Looking at Maya, she looks nothing like a kid collapsing under pressure. At first glance, and then at second and third glances as well, she provides the quintessential portrait of the kid next door, wonderfully, delightfully, blissfully oblivious to those things that give adults headaches. Like tension from expectations.

"When I warmed up, I had a lot of energy," she said. That was the extent of her memory before she entered the ballroom at the Hyatt in Dearborn last Friday. Maya didn't make it complicated, all-encompassing or otherwise suffocating. That's not easy, considering she is participating in an unconventional sport for girls.

"What?" is the usual response, her mother said, when she tells people her daughter is a weightlifter. "Most people are stumped. It's not the typical sport for an 11-year-old girl."

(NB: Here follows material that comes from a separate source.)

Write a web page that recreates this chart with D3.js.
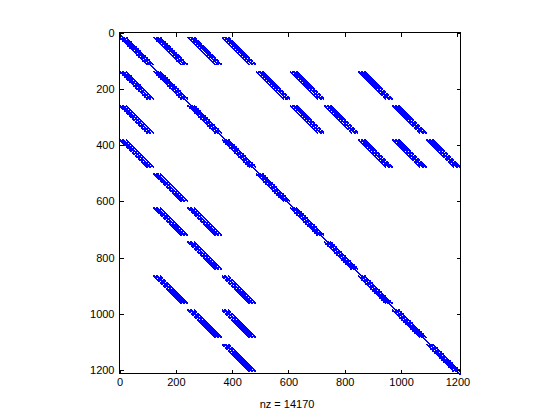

They want to see Maya and the muscles and the brawn and grunting and the flexing and ... oops, Maya does not have any of that. Nor cares to. Ask her to make a muscle and she tries, she really tries. Her bicep sort of tightens. Sort of. Maya looks fit, that's what she looks like.

"They think what we do is bodybuilding," Myles said. "That couldn't be farther from the truth. We emphasize flexibility and strength and fitness."

Weightlifting may be an Olympic sport but it is still hog-tied to the image of a stage parade of oil-soaked narcissists staring longingly at their biceps, the way most people look at strawberry cheesecake.

"I like to compete because it's fun," Maya said.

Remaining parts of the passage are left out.